The manager is hardly alone. A recent Gallup Research survey found that only about 30 percent of U.S. employees feel engaged in their jobs, meaning less than a third of those surveyed look forward to showing up to work, contributing and performing well.
“This is the challenge that so many companies face right now, because it’s very important to keep employees motivated and to learn how to motivate them,” Ghawi says.
Ghawi, who helps managers and leaders discover the pivotal role of employee engagement in the success of their organization, outlined three approaches managers should take to foster employee engagement in their company. She says these steps can create a more positive culture that leads to lower employee turnover, improved quality of work, better overall morale and positive results for the company’s bottom line.
“We have the power to create a better, healthier work environment and to make a difference,” she says.
Make Real Connections
Managers need to connect with individual team members, which means leading each employee based on their specific needs and personality — commonly known as situational leadership. Some individuals need to be micromanaged, while others need to feel that you trust them.
She recommends using an Emergenetics Profile to determine employees’ personality styles based on four thinking attributes and three behavioral attributes that every person exhibits. The information can help managers adapt their personality to individual employees, because “what works for us is not going to work for the team,” she says.
Ghawi says leaders also need to take steps to help employees connect with each other and to the organization’s corporate strategy.

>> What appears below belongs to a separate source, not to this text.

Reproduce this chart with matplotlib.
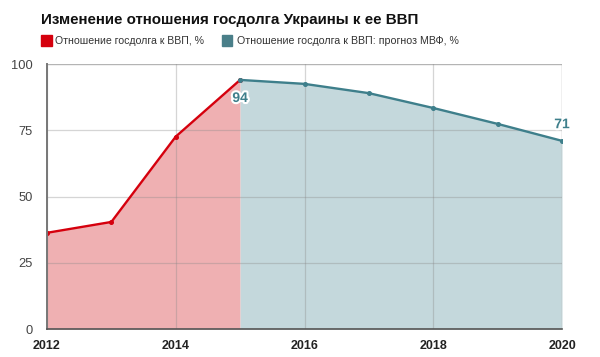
import matplotlib
matplotlib.use("Agg")
import matplotlib.pyplot as plt
import matplotlib.patheffects as pe
from matplotlib.patches import Rectangle

plt.rcParams['font.family'] = ['Liberation Sans', 'DejaVu Sans']

title = "Изменение отношения госдолга Украины к ее ВВП"
series_actual_name = "Отношение госдолга к ВВП, %"
series_forecast_name = "Отношение госдолга к ВВП: прогноз МВФ, %"
years_actual = [2012, 2013, 2014, 2015]
values_actual = [36.3, 40.4, 72.6, 94]
years_forecast = [2015, 2016, 2017, 2018, 2019, 2020]
values_forecast = [94, 92.5, 89.0, 83.4, 77.4, 71]
x_ticks = [2012, 2014, 2016, 2018, 2020]
y_ticks = [0, 25, 50, 75, 100]

red = '#d5000d'
red_fill = '#efb0b2'
teal = '#3e7f8b'
teal_fill = '#c4d8dc'

fig = plt.figure(figsize=(6, 3.57), dpi=100)
ax = fig.add_axes([0.0783, 0.0784, 0.8584, 0.7423])

ax.fill_between(years_actual, values_actual, 0, color=red_fill, lw=0, zorder=1)
ax.fill_between(years_forecast, values_forecast, 0, color=teal_fill, lw=0, zorder=1)
ax.plot(years_actual, values_actual, color=red, lw=1.7, marker='o', ms=2.6, zorder=4)
ax.plot(years_forecast, values_forecast, color=teal, lw=1.7, marker='o', ms=2.6, zorder=5)

ax.set_xlim(2012, 2020)
ax.set_ylim(0, 100)
ax.set_xticks(x_ticks)
ax.set_yticks(y_ticks)
ax.grid(True, color='#888888', alpha=0.35, lw=0.9, zorder=2)
ax.set_axisbelow(False)
for s in ['top', 'right']:
    ax.spines[s].set_visible(False)
ax.spines['left'].set_color('#777777')
ax.spines['left'].set_linewidth(1.4)
ax.spines['bottom'].set_color('#555555')
ax.spines['bottom'].set_linewidth(1.2)
ax.spines['left'].set_zorder(6)
ax.spines['bottom'].set_zorder(6)
ax.tick_params(axis='both', length=0)
ax.tick_params(axis='y', labelsize=9.3, labelcolor='#444444', pad=10)
ax.tick_params(axis='x', labelsize=9, pad=8)
for lab in ax.get_xticklabels():
    lab.set_fontweight('bold')
    lab.set_color('#222222')
ax.axhline(100, color='#cccccc', lw=1, zorder=2)
ax.axvline(2020, color='#cccccc', lw=1, zorder=2)

ax.annotate(str(round(values_forecast[0])), (years_forecast[0], values_forecast[0]),
            xytext=(0, -13), textcoords='offset points', ha='center', va='center',
            fontsize=10, fontweight='bold', color=teal, zorder=7,
            path_effects=[pe.withStroke(linewidth=3, foreground='white')])
ax.annotate(str(round(values_forecast[-1])), (years_forecast[-1], values_forecast[-1]),
            xytext=(0, 12), textcoords='offset points', ha='center', va='center',
            fontsize=10, fontweight='bold', color=teal, zorder=7,
            path_effects=[pe.withStroke(linewidth=3, foreground='white')])

t_title = fig.text(41/600, 1-20/357, title, fontsize=13, fontweight='bold', color='#111111',
                   ha='left', va='center')
fig.patches.append(Rectangle((41/600, 1-46/357), 11/600, 11/357, color=red,
                             transform=fig.transFigure, figure=fig))
t_l1 = fig.text(55/600, 1-40.5/357, series_actual_name, fontsize=9, color='#333333',
                ha='left', va='center')
fig.patches.append(Rectangle((222/600, 1-46/357), 10/600, 11/357, color='#4a7f89',
                             transform=fig.transFigure, figure=fig))
t_l2 = fig.text(237/600, 1-40.5/357, series_forecast_name, fontsize=9, color='#333333',
                ha='left', va='center')

# fit text widths to the reference layout
renderer = fig.canvas.get_renderer()
for t, target in [(t_title, 377), (t_l1, 149), (t_l2, 220)]:
    w = t.get_window_extent(renderer).width
    t.set_fontsize(t.get_fontsize() * target / w)

fig.savefig('out.png', dpi=100)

Be Intentional in Your Actions
Ghawi says that while it may seem like a no-brainer, a large percentage of managers she encounters don’t have one-on-one discussions with their employees outside of their formal performance reviews once or twice a year. “So the employees are doing work all year long, and at the end of the year they are shocked to realize that the manager is unhappy,” she says. “That’s why there needs to be constant interaction and communication throughout the year.”
She says managers should carve out time to discuss employee goals and aspirations and ask about their personal interests. “What matters is for us to be very intentional in at least making the time for developing employees, knowing what is important to them, understanding what motivates them,” she says. “Everybody is different.”
Have Genuine Interactions
Ghawi recalled a former manager who discovered she liked taking ballroom dancing classes. Each time she encountered the manager, he asked her how the classes were going. Eventually, she says, she started to dread the repetitive query. “It wasn’t genuine,” she says. “It was as if it was a process he had to follow.”
Improving employee engagement, Ghawi says, is all about creating real human connections and relationships, which requires dedicating more time and effort than a canned question or interaction. If you’re not being genuine, employees will know — and that has consequences.
“People leave their jobs in most cases because of the manager, not because of the company,” she says.